Un CSE menacé de disparition partielle poindrait son nez à coups de simplification
Qui n’a pas entendu parler en février dernier, du « fameux » rapport sur la simplification ? Il nourrirait la possibilité que les CSE de moins 50 salariés soient dissous, tandis que d’autres verraient leurs droits et moyens abaissés à néant. En cas de confirmation, cela se traduira comme une perte fracassante pour la démocratie sociale. Seuls les CSE de 250 salariés et plus continueront de jouir de leur qualité de personne morale. Pour les autres, plus d’autonomie, plus d’indépendance financière, moins de prérogatives et donc moins d’occasions de représenter au mieux de leurs intérêts les salariés.
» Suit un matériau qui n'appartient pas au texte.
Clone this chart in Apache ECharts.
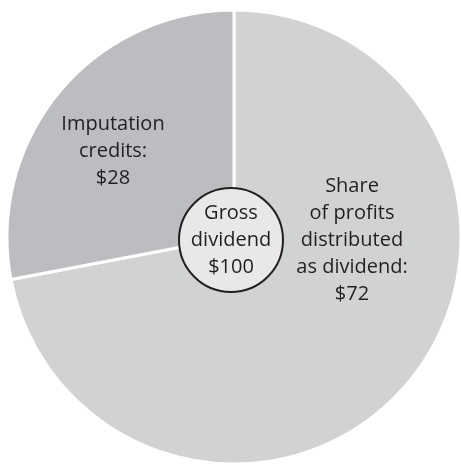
<!DOCTYPE html>
<html>
<head>
    <meta charset="utf-8">
    <title>Gross dividend</title>
    <script src="https://cdn.jsdelivr.net/npm/echarts@6/dist/echarts.min.js"></script>
    <style>
        html, body { margin: 0; padding: 0; background: #fff; }
        #main { width: 461px; height: 464px; }
    </style>
</head>
<body>
    <div id="main"></div>
    <script type="text/javascript">
        // slices: share of profits / imputation credits
        var sliceNames = ['Share of profits distributed as dividend', 'Imputation credits'];
        var sliceValues = [72, 28];
        var sliceLabels = [
            ['Share', 'of profits', 'distributed', 'as dividend:', '$72'],
            ['Imputation', 'credits:', '$28']
        ];
        var centerLabel = ['Gross', 'dividend', '$100'];

        var chart = echarts.init(document.getElementById('main'));
        var font = '"Open Sans", Lato, sans-serif';

        var pieData = [];
        for (var i = 0; i < sliceValues.length; i++) {
            pieData.push({ name: sliceNames[i], value: sliceValues[i] });
        }

        chart.setOption({
            animation: false,
            series: [
                {
                    type: 'pie',
                    center: [234, 237],
                    radius: [0, 227],
                    startAngle: 90,
                    clockwise: true,
                    color: ['#d1d2d4', '#bcbdc0'],
                    itemStyle: { borderColor: '#fff', borderWidth: 3 },
                    label: { show: false },
                    labelLine: { show: false },
                    silent: true,
                    data: pieData
                },
                {
                    type: 'pie',
                    center: [231, 240],
                    radius: [0, 52],
                    silent: true,
                    itemStyle: { color: '#e8e8e9', borderColor: '#231f20', borderWidth: 2 },
                    label: {
                        show: true,
                        position: 'center',
                        formatter: centerLabel.join('\n'),
                        fontFamily: font,
                        fontSize: 20,
                        lineHeight: 27,
                        color: '#231f20'
                    },
                    labelLine: { show: false },
                    data: [{ name: 'Gross dividend', value: 100 }]
                }
            ],
            graphic: [
                {
                    type: 'text',
                    z: 100,
                    x: 352, y: 173,
                    style: {
                        text: sliceLabels[0].join('\n'),
                        align: 'center',
                        font: '20px ' + font,
                        lineHeight: 27,
                        fill: '#231f20'
                    }
                },
                {
                    type: 'text',
                    z: 100,
                    x: 113, y: 111,
                    style: {
                        text: sliceLabels[1].join('\n'),
                        align: 'center',
                        font: '20px ' + font,
                        lineHeight: 27,
                        fill: '#231f20'
                    }
                }
            ]
        });
    </script>
</body>
</html>
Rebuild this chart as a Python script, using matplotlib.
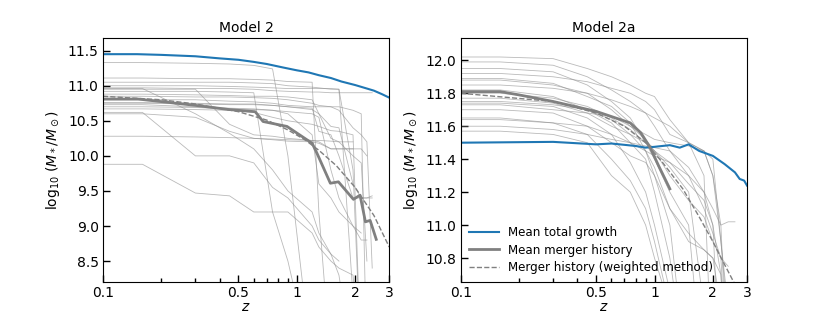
import numpy as np
import matplotlib
matplotlib.use("Agg")
import matplotlib.pyplot as plt
from matplotlib.ticker import FixedLocator, NullFormatter

nan = np.nan

# ---------------- Model 2 (left) ----------------
z_tot_l = [0.1, 0.15, 0.2, 0.3, 0.4, 0.5, 0.6, 0.7, 0.85, 1.0, 1.15, 1.3, 1.5, 1.7, 2.0, 2.3, 2.5, 2.75, 3.0]
m_tot_l = [11.45, 11.45, 11.44, 11.42, 11.39, 11.37, 11.34, 11.31, 11.26, 11.22, 11.19, 11.15, 11.11, 11.06, 11.01, 10.96, 10.93, 10.88, 10.83]

z_mean_l = [0.1, 0.152, 0.3, 0.45, 0.61, 0.67, 0.89, 1.2, 1.27, 1.49, 1.64, 1.96, 2.12, 2.26, 2.39, 2.57]
m_mean_l = [10.81, 10.81, 10.72, 10.66, 10.63, 10.49, 10.42, 10.18, 10.04, 9.61, 9.63, 9.38, 9.44, 9.06, 9.08, 8.81]

z_wt_l = [0.1, 0.2, 0.3, 0.5, 0.7, 0.9, 1.1, 1.3, 1.6, 2.0, 2.5, 3.0]
m_wt_l = [10.85, 10.80, 10.74, 10.63, 10.51, 10.37, 10.23, 10.08, 9.86, 9.55, 9.15, 8.70]

z_hist_l = [0.1, 0.16, 0.3, 0.45, 0.6, 0.75, 0.9, 1.2, 1.3, 1.5, 1.65, 1.95, 2.15, 2.3, 2.45, 2.6]
hist_l = [
    [11.33, 11.33, 11.32, 11.31, 11.29, 11.24, 10.0, 7.0],
    [11.11, 11.11, 11.10, 11.10, 11.09, 11.08, 11.06, 11.05, 9.2, 7.0],
    [10.97, 10.97, 10.96, 10.96, 10.95, 10.93, 10.92, 10.91, 10.91, 10.90, 10.90, 10.90, 10.90, 10.90, 10.90],
    [10.96, 10.96, 10.60, 10.32, 10.10, 9.80, 9.50, 9.20, 8.90, 8.60, 8.30, 7.0],
    [10.95, 10.95, 10.95, 10.45, 10.30, 10.28, 10.25, 10.22, 10.20, 10.10, 10.10, 10.10],
    [10.88, 10.88, 10.87, 10.86, 10.85, 10.85, 10.84, 10.80, 10.60, 10.42, 10.40, 9.60, 9.40, 9.40, 9.43],
    [10.85, 10.85, 10.84, 10.84, 10.83, 10.82, 10.80, 10.75, 10.72, 10.70, 10.70, 10.65, 10.60, 7.0],
    [10.76, 10.76, 10.75, 10.74, 10.74, 10.72, 10.70, 10.66, 10.60, 10.25, 10.20, 10.00, 9.90, 8.50],
    [10.73, 10.73, 10.70, 10.68, 10.67, 10.65, 10.60, 10.30, 9.60, 9.40, 9.20, 9.00, 8.90],
    [10.67, 10.67, 10.66, 10.65, 10.62, 10.55, 10.50, 10.45, 10.42, 10.36, 10.35, 10.30, 7.0],
    [10.62, 10.62, 10.00, 10.00, 9.90, 9.55, 9.40, 9.00, 8.80, 8.60, 8.50],
    [10.60, 10.60, 10.55, 10.35, 10.25, 10.23, 10.21, 10.20, 10.18, 10.10, 10.10, 10.10, 10.10, 10.00],
    [10.28, 10.28, 10.27, 10.26, 10.25, 10.24, 10.23, 10.22, 10.22, 10.21, 10.20, 10.20],
    [9.88, 9.88, 9.47, 9.43, 9.20, 9.20, 9.20, 8.90, 8.70, 8.50, 8.40, 8.30, 7.0],
    [11.05, 11.05, 11.05, 11.05, 11.04, 11.03, 11.00, 10.98, 10.97, 10.95, 10.95, 9.80, 7.0],
    [10.92, 10.92, 10.92, 10.91, 10.90, 9.20, 8.50, 7.0],
    [10.80, 10.80, 10.80, 10.78, 10.77, 10.75, 10.72, 10.70, 10.70, 10.70, 10.65, 10.40, 10.30, 10.20, 8.40],
    [10.70, 10.70, 10.69, 10.67, 10.66, 10.65, 10.63, 10.60, 10.55, 9.80, 9.40, 9.00, 8.80, 8.80],
    [11.00, 11.00, 11.00, 10.99, 10.98, 10.97, 10.96, 10.96, 10.96, 10.96, 10.95, 8.00, 7.0],
    [10.75, 10.75, 10.74, 10.73, 10.73, 10.72, 10.70, 10.68, 10.35, 10.30, 10.00, 9.40, 9.40, 9.40, 9.40],
]

# ---------------- Model 2a (right) ----------------
z_tot_r = [0.1, 0.3, 0.5, 0.6, 0.8, 0.9, 1.0, 1.2, 1.35, 1.5, 1.7, 2.0, 2.3, 2.6, 2.75, 2.9, 3.0]
m_tot_r = [11.50, 11.505, 11.49, 11.495, 11.48, 11.47, 11.475, 11.485, 11.47, 11.49, 11.45, 11.42, 11.37, 11.32, 11.28, 11.27, 11.24]

z_mean_r = [0.1, 0.16, 0.2, 0.3, 0.5, 0.75, 0.85, 0.95, 1.05, 1.2]
m_mean_r = [11.81, 11.81, 11.79, 11.75, 11.69, 11.62, 11.56, 11.47, 11.36, 11.22]

z_wt_r = [0.1, 0.3, 0.5, 0.7, 0.9, 1.1, 1.4, 1.7, 2.0, 2.3, 2.6, 2.8]
m_wt_r = [11.80, 11.75, 11.68, 11.60, 11.50, 11.38, 11.22, 11.05, 10.90, 10.76, 10.64, 10.55]

z_hist_r = [0.1, 0.16, 0.3, 0.45, 0.6, 0.75, 0.9, 1.0, 1.2, 1.5, 1.8, 2.0, 2.2, 2.4, 2.6, 2.8]
hist_r = [
    [12.02, 12.02, 12.01, 11.95, 11.90, 11.85, 11.80, 11.78, 11.64, 11.50, 11.30, 10.0],
    [11.99, 11.99, 11.97, 11.90, 11.82, 11.75, 11.68, 11.60, 11.45, 11.30, 11.20, 11.00, 10.0],
    [11.95, 11.95, 11.93, 11.85, 11.75, 11.65, 11.50, 11.40, 11.20, 11.00, 10.0],
    [11.92, 11.92, 11.90, 11.87, 11.83, 11.80, 11.75, 11.70, 11.55, 11.50, 11.45, 11.40, 10.90, 10.50],
    [11.89, 11.89, 11.86, 11.78, 11.72, 11.62, 11.45, 11.30, 11.00, 10.0],
    [11.85, 11.85, 11.83, 11.80, 11.76, 11.72, 11.68, 11.65, 11.60, 11.50, 11.45, 11.30, 11.00, 10.0],
    [11.82, 11.82, 11.78, 11.70, 11.62, 11.50, 11.40, 11.20, 10.80, 10.0],
    [11.77, 11.77, 11.74, 11.68, 11.60, 11.55, 11.50, 11.47, 11.45, 11.35, 11.20, 11.10, 11.00, 11.02, 11.02],
    [11.74, 11.74, 11.72, 11.65, 11.55, 11.38, 11.20, 11.00, 10.60],
    [11.73, 11.73, 11.70, 11.68, 11.66, 11.60, 11.55, 11.52, 11.50, 11.48, 11.45, 11.30, 10.90, 10.40],
    [11.65, 11.65, 11.62, 11.55, 11.40, 11.27, 11.10, 10.90, 10.50],
    [11.60, 11.60, 11.58, 11.55, 11.52, 11.50, 11.45, 11.42, 11.38, 11.30, 11.10, 10.95, 10.80, 10.0],
    [11.57, 11.57, 11.55, 11.50, 11.30, 11.20, 11.00, 10.80, 10.50],
    [11.70, 11.70, 11.68, 11.60, 11.50, 11.42, 11.38, 11.30, 11.10, 10.95, 10.85, 10.80, 10.70, 10.0],
    [11.80, 11.80, 11.77, 11.72, 11.65, 11.58, 11.50, 11.45, 11.30, 11.15, 11.05, 10.90, 10.80, 10.75],
    [11.88, 11.88, 11.85, 11.80, 11.70, 11.60, 11.52, 11.45, 11.35, 11.20, 10.50, 10.0],
    [11.75, 11.75, 11.73, 11.70, 11.64, 11.55, 11.45, 11.35, 11.10, 10.90, 10.85, 10.80, 10.50],
    [11.64, 11.64, 11.62, 11.60, 11.55, 11.50, 11.48, 11.45, 11.38, 11.25, 11.15, 11.00, 10.70, 10.0],
]

x_ticks = [0.1, 0.5, 1, 2, 3]
x_ticklabels = ["0.1", "0.5", "1", "2", "3"]
x_minor = [0.2, 0.3, 0.4, 0.6, 0.7, 0.8, 0.9]


def pad(vals, n):
    return list(vals) + [nan] * (n - len(vals))


def draw(ax, z_hist, hist, z_tot, m_tot, z_mean, m_mean, z_wt, m_wt):
    for h in hist:
        ax.plot(z_hist, pad(h, len(z_hist)), color="0.55", lw=0.6, alpha=0.6)
    ax.plot(z_tot, m_tot, color="#1f77b4", lw=1.5, label="Mean total growth")
    ax.plot(z_mean, m_mean, color="0.5", lw=2, label="Mean merger history")
    ax.plot(z_wt, m_wt, color="0.5", lw=1, ls="--", label="Merger history (weighted method)")
    ax.set_xscale("log")
    ax.set_xlim(0.1, 3)
    ax.xaxis.set_major_locator(FixedLocator(x_ticks))
    ax.set_xticklabels(x_ticklabels)
    ax.xaxis.set_minor_locator(FixedLocator(x_minor))
    ax.xaxis.set_minor_formatter(NullFormatter())
    ax.tick_params(which="both", direction="in", labelsize=10)
    ax.tick_params(which="major", length=5, width=1, pad=3)
    ax.tick_params(which="minor", length=3, width=1)
    ax.set_xlabel(r"$z$", fontsize=10, labelpad=0)
    ax.set_ylabel(r"$\log_{10}\,(M_*/M_\odot)$", fontsize=10)


fig = plt.figure(figsize=(8.3, 3.17), dpi=100)
ax1 = fig.add_axes([0.124, 0.110, 0.345, 0.770])
ax2 = fig.add_axes([0.555, 0.110, 0.345, 0.770])

draw(ax1, z_hist_l, hist_l, z_tot_l, m_tot_l, z_mean_l, m_mean_l, z_wt_l, m_wt_l)
ax1.set_ylim(8.2, 11.68)
ax1.set_yticks(np.arange(8.5, 11.51, 0.5))
ax1.set_yticklabels(["%.1f" % v for v in np.arange(8.5, 11.51, 0.5)])
ax1.set_title("Model 2", fontsize=10, pad=4)

draw(ax2, z_hist_r, hist_r, z_tot_r, m_tot_r, z_mean_r, m_mean_r, z_wt_r, m_wt_r)
ax2.set_ylim(10.654, 12.135)
ax2.set_yticks(np.arange(10.8, 12.01, 0.2))
ax2.set_yticklabels(["%.1f" % v for v in np.arange(10.8, 12.01, 0.2)])
ax2.set_title("Model 2a", fontsize=10, pad=4)
ax2.legend(loc="lower left", frameon=False, fontsize=8.6, handlelength=2.5,
           borderaxespad=0.3, labelspacing=0.35)

plt.savefig("out.png", dpi=100)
Il en sera aussi fini du détournement du budget de fonctionnement à la solde de ces plateformes d’avantages, ces CSE devront y renoncer.
La nostalgie d’un temps ancien écrasé par les reculs législatifs, broyés jusqu’à leur anéantissement.
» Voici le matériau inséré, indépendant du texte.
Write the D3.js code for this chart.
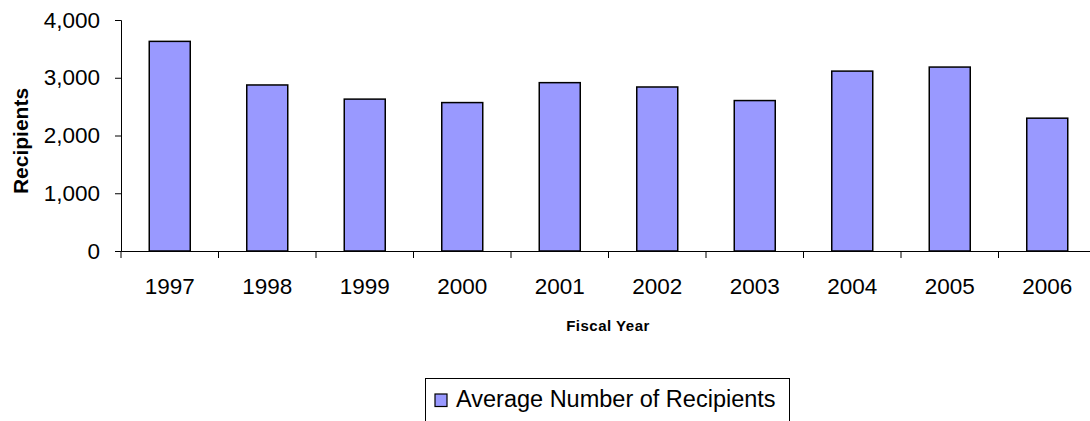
<!DOCTYPE html>
<html>
<head>
<meta charset="utf-8">
<script src="https://cdn.jsdelivr.net/npm/d3@7"></script>
<style>
  html, body { margin: 0; padding: 0; background: #fff; }
  svg { display: block; font-family: "Liberation Sans", Arial, sans-serif; }
</style>
</head>
<body>
<svg id="chart" width="1090" height="421"></svg>
<script>
const categories = ["1997", "1998", "1999", "2000", "2001", "2002", "2003", "2004", "2005", "2006"];
const recipients = [3630, 2875, 2630, 2570, 2915, 2840, 2605, 3115, 3185, 2300];
const yTicks = [0, 1000, 2000, 3000, 4000];
const seriesName = "Average Number of Recipients";
const xTitle = "Fiscal Year";
const yTitle = "Recipients";

const svg = d3.select("#chart");
const mLeft = 121, mRight = 1096, mTop = 20, mBottom = 251;
const FONT = "Liberation Sans, Arial, sans-serif";

const xOuter = d3.scaleBand().domain(categories).range([mLeft, mRight]);
const y = d3.scaleLinear().domain([0, 4000]).range([mBottom, mTop]);

// bars
svg.append("g").selectAll("rect").data(categories).join("rect")
  .attr("x", d => xOuter(d) + xOuter.bandwidth() / 2 - 20.5)
  .attr("width", 41)
  .attr("y", (d, i) => y(recipients[i]))
  .attr("height", (d, i) => mBottom - y(recipients[i]))
  .attr("fill", "#9999ff")
  .attr("stroke", "#000")
  .attr("stroke-width", 1.5);

// y axis
const yAxis = svg.append("g").attr("transform", `translate(${mLeft},0)`)
  .call(d3.axisLeft(y).tickValues(yTicks).tickSize(6).tickPadding(15).tickFormat(d3.format(",")));
yAxis.select(".domain").attr("stroke", "#000");
yAxis.selectAll("line").attr("stroke", "#000");
yAxis.selectAll("text").attr("font-size", 22.5).attr("fill", "#000").attr("font-family", FONT);

// x axis
const xAxis = svg.append("g").attr("transform", `translate(0,${mBottom})`)
  .call(d3.axisBottom(xOuter).tickSize(0).tickPadding(27));
xAxis.select(".domain").attr("stroke", "#000");
xAxis.selectAll("text").attr("font-size", 22.5).attr("fill", "#000").attr("font-family", FONT);
// category boundary ticks
svg.append("g").selectAll("line").data(categories).join("line")
  .attr("x1", d => xOuter(d)).attr("x2", d => xOuter(d))
  .attr("y1", mBottom).attr("y2", mBottom + 7)
  .attr("stroke", "#000");

// axis titles
svg.append("text")
  .attr("x", 608).attr("y", 331)
  .attr("text-anchor", "middle")
  .attr("font-size", 15).attr("font-weight", "bold")
  .attr("letter-spacing", 0.5)
  .text(xTitle);

svg.append("text")
  .attr("transform", "translate(28,141) rotate(-90)")
  .attr("text-anchor", "middle")
  .attr("font-size", 21).attr("font-weight", "bold")
  .text(yTitle);

// legend
const lg = svg.append("g");
lg.append("rect").attr("x", 425.5).attr("y", 378.5).attr("width", 364).attr("height", 50)
  .attr("fill", "#fff").attr("stroke", "#000");
lg.append("rect").attr("x", 435).attr("y", 394).attr("width", 12).attr("height", 12.5)
  .attr("fill", "#9999ff").attr("stroke", "#000").attr("stroke-width", 1.2);
lg.append("text").attr("x", 456).attr("y", 406.5)
  .attr("font-size", 23.5).attr("fill", "#000")
  .text(seriesName);
</script>
</body>
</html>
Une mort lente des capacités de défendre les droits des salariés est en marche
L’histoire récente nous enseigne déjà les pertes qu’enregistrent les CSE depuis 2017. Moins de candidats (es) gageant plus de carences électorales, malgré l’abaissement du nombre de représentants du personnel. Le carnage repose également sur une baisse des heures de délégation, une diminution des budgets amputés de charges jusqu’alors supportées par le chef d’entreprise, un rétrécissement du nombre de réunions… Tout cela, c’est sans compter, un durcissement du dialogue social qui charrie avec lui, un flot de faits constitutifs du délit d’entrave : BDESE inexistante ou insuffisante, ordres du jour signés unilatéralement, consultations intervenant après une prise de décision, l’exercice de pressions sur les élus en les assommant professionnellement d’une charge de travail difficile à supporter…
Et pendant ce temps-là, la préoccupation de nombreux CSE, prêts à vendre leur probité au plus offrant, c’est proposer une plateforme d’avantages aux salariés.
Nous sommes loin d’une réponse satisfaisante aux défis qui attendent nos élus. Il est impératif que les CSE mesurent l’urgence de reprendre du poil de la bête en refusant leur mise à mort dans l’indifférence la plus mortifère qu’il soit. Une seule solution : se professionnaliser. C’est le prix à payer pour résister à cet assaut perpétré à coups de décrets exterminateurs. Le travailleur a plus que jamais le droit au respect de son implication professionnelle.
Une chose possible qu’à la condition de pouvoir compter sur des élus de CSE formés à résister et à concourir à l’amélioration de leurs conditions de travail.
« Sondage OpinionWay pour Ingenium Consultants »
Étude réalisée auprès d’un échantillon de 202 élus de CSE dans des entreprises de 50 salariés et plus. Les interviews ont été réalisées du 5 au 19 février 2024.